Scaling Beyond the Hype
The record-breaking recognition of 55,200 startups in FY26 confirms that the Indian ecosystem is moving from a concentrated bubble to a geographically diverse, institutionalized market. While headline numbers reflect broad policy success, the real signal for operators is the shift in state-level competition and the government’s transition from general startup support to deeptech and manufacturing-specific liquidity.
What Happened
The DPIIT-recognized startup count reached 2.23 lakh by March 31, 2026, a 51.6% increase over FY25. Direct employment across these entities hit 23.36 lakh, with nearly 5 lakh new jobs added this past year. Maharashtra, Karnataka, and Uttar Pradesh remain the dominant hubs, but the data indicates significant maturation in regional centers.
Why It Matters
First-order: The government is successfully funneling capital through the ‘Fund of Funds’ (FFS), with ₹7,000 Cr disbursed to AIFs, triggering a multiplier effect of ₹26,900 Cr. This is institutionalizing the venture capital pipeline in India.

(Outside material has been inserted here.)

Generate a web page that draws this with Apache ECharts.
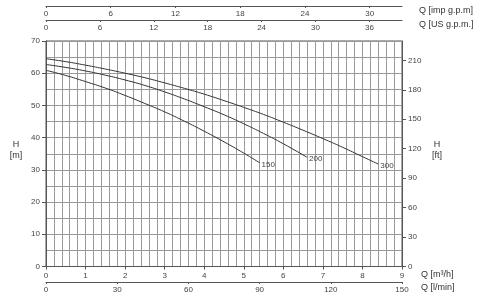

Second-order: The launch of FoF 2.0 (₹10,000 Cr) specifically targeting deeptech and manufacturing signals a state mandate to move beyond e-commerce and fintech. VCs are shifting their thesis to align with these government-backed corridors to ensure LP confidence.
Third-order: With over 60 new-age tech companies public and 50 more in the pipeline, the exit environment is normalizing. Operators should prepare for higher transparency and governance standards earlier in the lifecycle, as the market transitions from ‘growth-at-all-costs’ to ‘path-to-profitability-and-exit’.
What To Watch
- Liquidity Shifts: Monitor how the ₹10,000 Cr FoF 2.0 allocation impacts valuation caps for Series A/B deeptech startups over the next 180 days.
- State-Level Competition: Watch for aggressive policy incentives from states outside the top 5, such as Telangana and Kerala, attempting to capture the spillover of the 51.6% growth in recognition.
- M&A Activity: Expect consolidation among the ‘recognized’ pool as public-market-ready firms acquire niche deeptech startups to bolster their R&D and technological moat.